O exemplo de Sócrates

Vasco Pulido Valente no Público de 2007-04-13:

"José Sócrates faz parte daquela geração que já “nasceu para a política”. A política (no PSD ou, depois, sob o patrocínio de Guterres) foi desde o princípio a sua única e autêntica carreira. O resto, a educação formal entrou por hábito, talvez por prudência e manifestamente pela necessidade de um estatuto “respeitável”, que apolítica ainda hoje não dispensa. É hipócrita dizer, como se disse e ele próprio disse, que Portugal aceitaria sem reagir um primeiro-ministro com o secundário ou até com o título obscuro de “engenheiro técnico”. Não aceitaria. E Sócrates, como é natural, tentou arranjar uma licenciatura para o que desse e viesse. Não o preocupou muito (e porque haveria de o preocupar?) se o ISEL e a Universidade Independente lhe dariam uma péssima ou excelente formação profissional. Para o que ele queria da vida, só interessava o papel. Não lhe ocorreu com certeza na altura que o papel, só por si, valia pouco. Que a sua origem contava. Que a maneira como o tinha adquirido contava. Ou que as formalidades da sua concessão também contavam. Para um estranho à academia, coleccionar 55 cadeiras presumivelmente basta. Mas 55 são 55 cadeiras. Não são um curso (no sentido literal de “caminho”) que gradualmente transmite um método e treina uma cabeça. Nada mais lógico do que este engano. Sócrates tirou o seu verdadeiro curso no partido, na Assembleia da República, no Governo e na RTP (com Santana Lopes): e a campanha acabou, na prática, por ser uma espécie de doutoramento. Aqui houve ordem, desígnio, progressão; e “aproveitamento”. Não no ISEL e na Universidade Independente.

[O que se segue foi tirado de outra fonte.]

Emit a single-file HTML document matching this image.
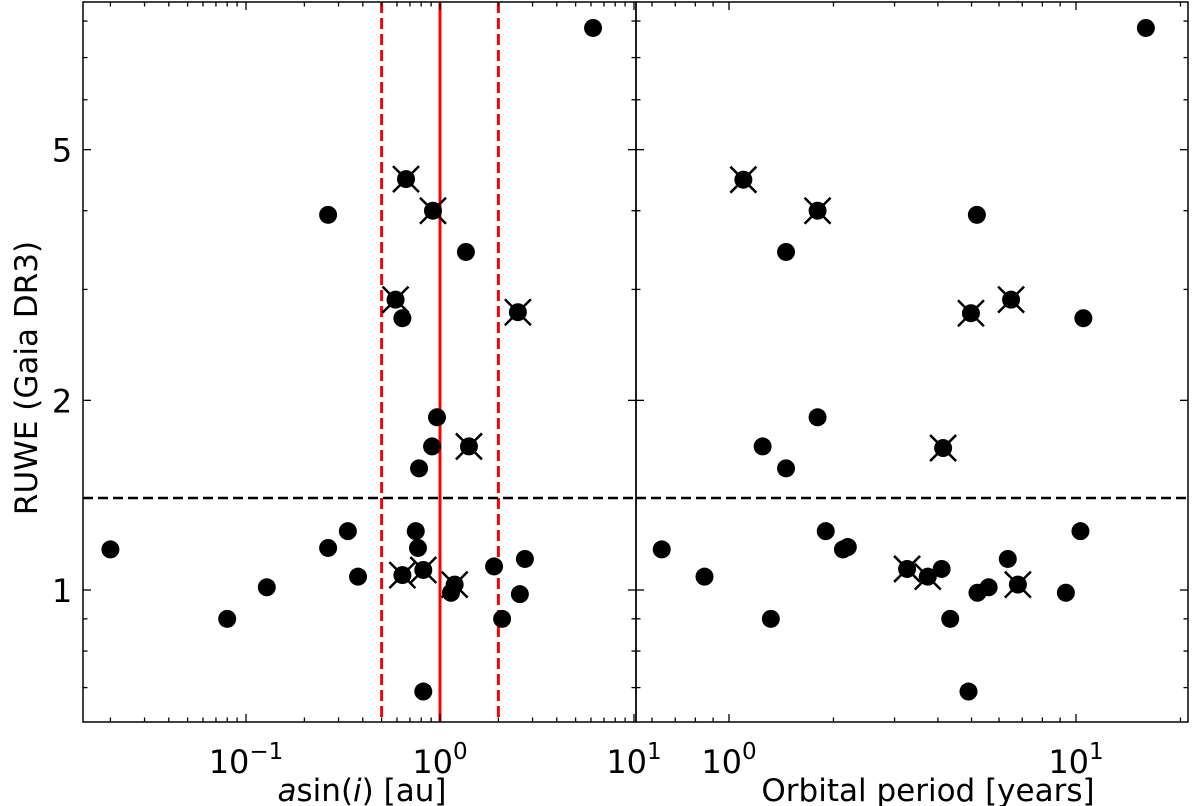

Quanto à substância do “caso” em litígio, não é possível examinar uma a uma as peripécias que levaram à licenciatura te Sócrates. Só é possível, e além disso indispensável, deixar claro, cristalinamente claro, que nenhum estudante deve em circunstância alguma seguir o exemplo dele: um exemplo que, segundo Sócrates, revela “nobreza te carácter” e que anteontem ofereceu com “orgulho” aos portugueses. Ninguém que pretende genuinamente aprender anda a saltar de escola em escola, ou escolhe uma universidade porque “é mais perto”, ou pede equivalências sob palavra, ou aceita o mesmo professor no mesmo ano para quatro cadeiras, ou se importa em especial com títulos. Sócrates simboliza tudo o que está errado no ensino que por aí existe. Como o acabrunhante espectáculo de quarta-feira, aliás, provou.